5. If they still will not bring any new understanding to the table, suggest that you may need to raise the issue in a family meeting where other family members can support them sticking to the process.
6. If it goes to the family, other members should try not to take sides but just insist that the process is followed, giving examples if needed.
What to do if a family member fails to be honest about a problem they have with you, wanting to be allowed to blame their moods or bad behaviour on you…
1. Make it clear (in front of other family members if possible) that you will not tolerate this. Say, “If you have a problem with me, use the process and let it be resolved, otherwise I will not take responsibility for your moods or bad behaviour.”

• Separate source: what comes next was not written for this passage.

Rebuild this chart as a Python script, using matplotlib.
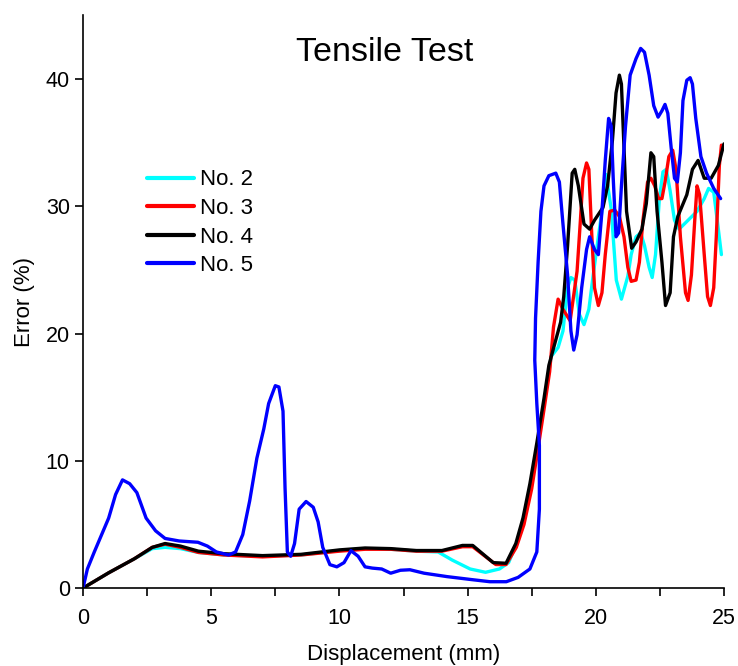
import matplotlib
matplotlib.use("Agg")
import matplotlib.pyplot as plt
from matplotlib.ticker import MultipleLocator

plt.rcParams['font.family'] = ['Liberation Sans', 'DejaVu Sans']

# ---- data ----
no2_x = [0, 1, 2, 2.7, 3.2, 3.8, 4.5, 5.5, 7, 8.5, 10, 11, 12, 13, 13.85, 14.4, 15.1, 15.7, 16.24,
         16.6, 16.97, 17.34, 17.7, 17.98, 18.26, 18.53, 18.72, 18.9, 19.03, 19.18, 19.36, 19.54,
         19.73, 19.9, 20.1, 20.28, 20.4, 20.6, 20.8, 21.0, 21.25, 21.38, 21.57, 21.75, 21.9, 22.08,
         22.2, 22.33, 22.48, 22.62, 22.75, 22.9, 23.07, 23.25, 23.6, 23.95, 24.23, 24.4, 24.6,
         24.78, 24.9]
no2_y = [0, 1.2, 2.3, 3.1, 3.2, 3.1, 2.8, 2.6, 2.5, 2.6, 2.95, 3.1, 3.05, 2.9, 2.84, 2.2, 1.5, 1.24,
         1.5, 2.0, 3.8, 6.8, 10.9, 14.5, 18.2, 18.9, 20.2, 23.6, 24.4, 24.2, 21.5, 20.7, 21.9, 24.6,
         27.6, 30.2, 32.5, 29.8, 24.2, 22.7, 24.5, 26.2, 27.6, 27.9, 26.9, 25.2, 24.4, 26.2, 30.6,
         32.7, 32.9, 31.2, 28.9, 28.2, 28.9, 29.6, 30.6, 31.4, 31.1, 28.2, 26.2]

no3_x = [0, 1, 2, 2.7, 3.2, 3.8, 4.5, 5.5, 7, 8.5, 10, 11, 12, 13, 14, 14.8, 15.2, 16.1, 16.5, 16.9,
         17.2, 17.5, 17.75, 18.0, 18.2, 18.35, 18.53, 18.72, 19.0, 19.27, 19.4, 19.5, 19.64, 19.73,
         19.84, 19.95, 20.1, 20.24, 20.37, 20.55, 20.74, 20.92, 21.1, 21.25, 21.38, 21.57, 21.7,
         21.84, 22.02, 22.15, 22.3, 22.45, 22.58, 22.7, 22.85, 23.0, 23.13, 23.3, 23.5, 23.6, 23.73,
         23.86, 23.95, 24.05, 24.23, 24.36, 24.47, 24.6, 24.7, 24.82, 24.9]
no3_y = [0, 1.2, 2.3, 3.2, 3.45, 3.2, 2.8, 2.6, 2.45, 2.6, 2.9, 3.05, 3.05, 2.9, 2.9, 3.25, 3.25,
         1.85, 1.85, 3.2, 5.0, 7.8, 11.0, 14.3, 17.0, 20.5, 22.7, 21.9, 21.0, 24.9, 28.9, 32.2, 33.4,
         32.9, 27.9, 23.6, 22.2, 23.2, 26.2, 29.6, 29.7, 29.2, 27.6, 25.2, 24.1, 24.2, 25.6, 28.9,
         31.9, 32.2, 31.6, 30.6, 30.6, 31.9, 33.9, 34.4, 32.9, 27.6, 23.2, 22.6, 24.6, 28.9, 31.6,
         30.9, 26.2, 22.9, 22.2, 23.6, 27.6, 33.2, 34.8]

no4_x = [0, 1, 2, 2.7, 3.2, 3.8, 4.5, 5.5, 7, 8.5, 10, 11, 12, 13, 14, 14.8, 15.2, 16.0, 16.5, 16.88,
         17.16, 17.43, 17.7, 17.98, 18.17, 18.44, 18.63, 18.75, 18.9, 19.08, 19.18, 19.32, 19.54,
         19.76, 19.95, 20.28, 20.46, 20.65, 20.79, 20.92, 21.0, 21.1, 21.2, 21.4, 21.57, 21.8, 21.97,
         22.15, 22.26, 22.39, 22.58, 22.72, 22.9, 23.03, 23.2, 23.55, 23.77, 23.99, 24.23, 24.5,
         24.78, 25.0]
no4_y = [0, 1.2, 2.3, 3.2, 3.5, 3.3, 2.9, 2.7, 2.55, 2.65, 3.0, 3.15, 3.1, 2.95, 2.95, 3.35, 3.35,
         2.0, 1.95, 3.5, 5.5, 8.2, 11.4, 14.9, 17.5, 19.5, 20.9, 22.9, 26.9, 32.6, 32.9, 31.6, 28.6,
         28.2, 28.9, 29.9, 31.6, 35.2, 38.9, 40.3, 39.6, 34.6, 29.6, 26.7, 27.2, 28.2, 30.2, 34.2,
         33.9, 29.6, 25.6, 22.2, 23.2, 27.6, 29.2, 30.9, 32.9, 33.6, 32.2, 32.2, 33.2, 34.9]

no5_x = [0, 0.17, 0.44, 1.0, 1.27, 1.54, 1.82, 2.1, 2.46, 2.83, 3.2, 3.75, 4.48, 4.85, 5.2, 5.68,
         5.95, 6.23, 6.5, 6.78, 7.05, 7.24, 7.5, 7.64, 7.8, 7.88, 7.97, 8.1, 8.25, 8.43, 8.7, 8.98,
         9.17, 9.35, 9.63, 9.9, 10.18, 10.45, 10.73, 11.0, 11.28, 11.65, 12.0, 12.38, 12.75, 13.3,
         14.2, 15.14, 15.87, 16.51, 16.97, 17.43, 17.7, 17.8, 17.8, 17.7, 17.62, 17.65, 17.75, 17.86,
         17.98, 18.17, 18.44, 18.58, 18.72, 18.9, 19.03, 19.14, 19.27, 19.45, 19.64, 19.76, 19.95,
         20.1, 20.24, 20.37, 20.5, 20.6, 20.68, 20.79, 20.89, 21.0, 21.16, 21.34, 21.57, 21.75, 21.9,
         22.08, 22.26, 22.43, 22.58, 22.7, 22.81, 22.94, 23.07, 23.18, 23.3, 23.4, 23.55, 23.68,
         23.77, 23.9, 24.1, 24.32, 24.6, 24.87]
no5_y = [0, 1.5, 2.84, 5.5, 7.35, 8.5, 8.2, 7.5, 5.5, 4.5, 3.9, 3.7, 3.6, 3.3, 2.84, 2.6, 2.84, 4.2,
         6.85, 10.2, 12.5, 14.5, 15.9, 15.8, 13.9, 7.85, 2.84, 2.5, 3.5, 6.2, 6.8, 6.35, 5.2, 3.2,
         1.84, 1.67, 2.0, 2.94, 2.5, 1.67, 1.57, 1.5, 1.17, 1.4, 1.44, 1.17, 0.9, 0.67, 0.5, 0.5,
         0.84, 1.5, 2.84, 6.2, 11.2, 14.5, 17.9, 21.2, 25.6, 29.6, 31.6, 32.4, 32.6, 31.9, 28.6,
         24.6, 20.2, 18.7, 19.9, 23.6, 26.6, 27.6, 26.6, 26.2, 29.6, 33.6, 36.9, 36.3, 32.2, 27.6,
         27.9, 31.6, 36.3, 40.3, 41.6, 42.4, 42.1, 40.3, 37.9, 37.0, 37.5, 38.0, 37.3, 34.6, 32.2,
         31.9, 34.2, 38.3, 39.9, 40.1, 39.6, 36.9, 33.9, 32.6, 31.4, 30.6]

series = [("No. 2", no2_x, no2_y, "#00FFFF"),
          ("No. 3", no3_x, no3_y, "#FF0000"),
          ("No. 4", no4_x, no4_y, "#000000"),
          ("No. 5", no5_x, no5_y, "#0000FF")]

fig = plt.figure(figsize=(7.38, 6.66), dpi=100)
ax = fig.add_axes([0.1125, 0.117, 0.8685, 0.86])

for name, xs, ys, c in series:
    ax.plot(xs, ys, color=c, lw=2.4, label=name, solid_joinstyle='round', solid_capstyle='round')

ax.set_xlim(0, 25)
ax.set_ylim(0, 45)
ax.xaxis.set_major_locator(MultipleLocator(5))
ax.xaxis.set_minor_locator(MultipleLocator(2.5))
ax.yaxis.set_major_locator(MultipleLocator(10))
for s in ("top", "right"):
    ax.spines[s].set_visible(False)
for s in ("left", "bottom"):
    ax.spines[s].set_linewidth(1.2)
ax.tick_params(axis='both', which='both', direction='out', length=6, width=1.2,
               labelsize=15.5, colors='black')
ax.tick_params(axis='x', pad=8)
ax.set_xlabel("Displacement (mm)", fontsize=16, labelpad=11)
ax.set_ylabel("Error (%)", fontsize=16, labelpad=8)

ax.text(0.47, 0.935, "Tensile Test", transform=ax.transAxes, ha='center', va='center', fontsize=24.5)

leg = ax.legend(loc='upper left', bbox_to_anchor=(0.1, 0.731), frameon=False, fontsize=16,
                handlelength=2.1, handletextpad=0.3, labelspacing=0.34, borderpad=0,
                borderaxespad=0)
for ln in leg.get_lines():
    ln.set_linewidth(3)

fig.savefig("out.png", dpi=100)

What to do if you are scared to be honest about a problem you have with another family member…
1. Write your problem to them in a short letter saying clearly what it is and that you hope it can be resolved using the family’s conflict resolution process and that you are happy for them to choose the time and place.
2. If they ignore you or respond badly, ask another family member to support you holding them to the process.
We are in the process of developing some games you can play as a family that will help you practice empathetic responses.
The prototypes for these cards (that for now you can print yourself) are here:
To play the game pull a card and read the statement as if you are upset and stating the problem. Get your partner or family to see if they can come up with empathetic responses to the problem.
Does everyone agree that the responses they came up with are empathetic? Discuss what everyone feels.
Read the other side of the card for ideas.
Please note: Not all of the problem statements are polite or well mannered! This is to teach us that when people are upset with us it rarely helps to judge!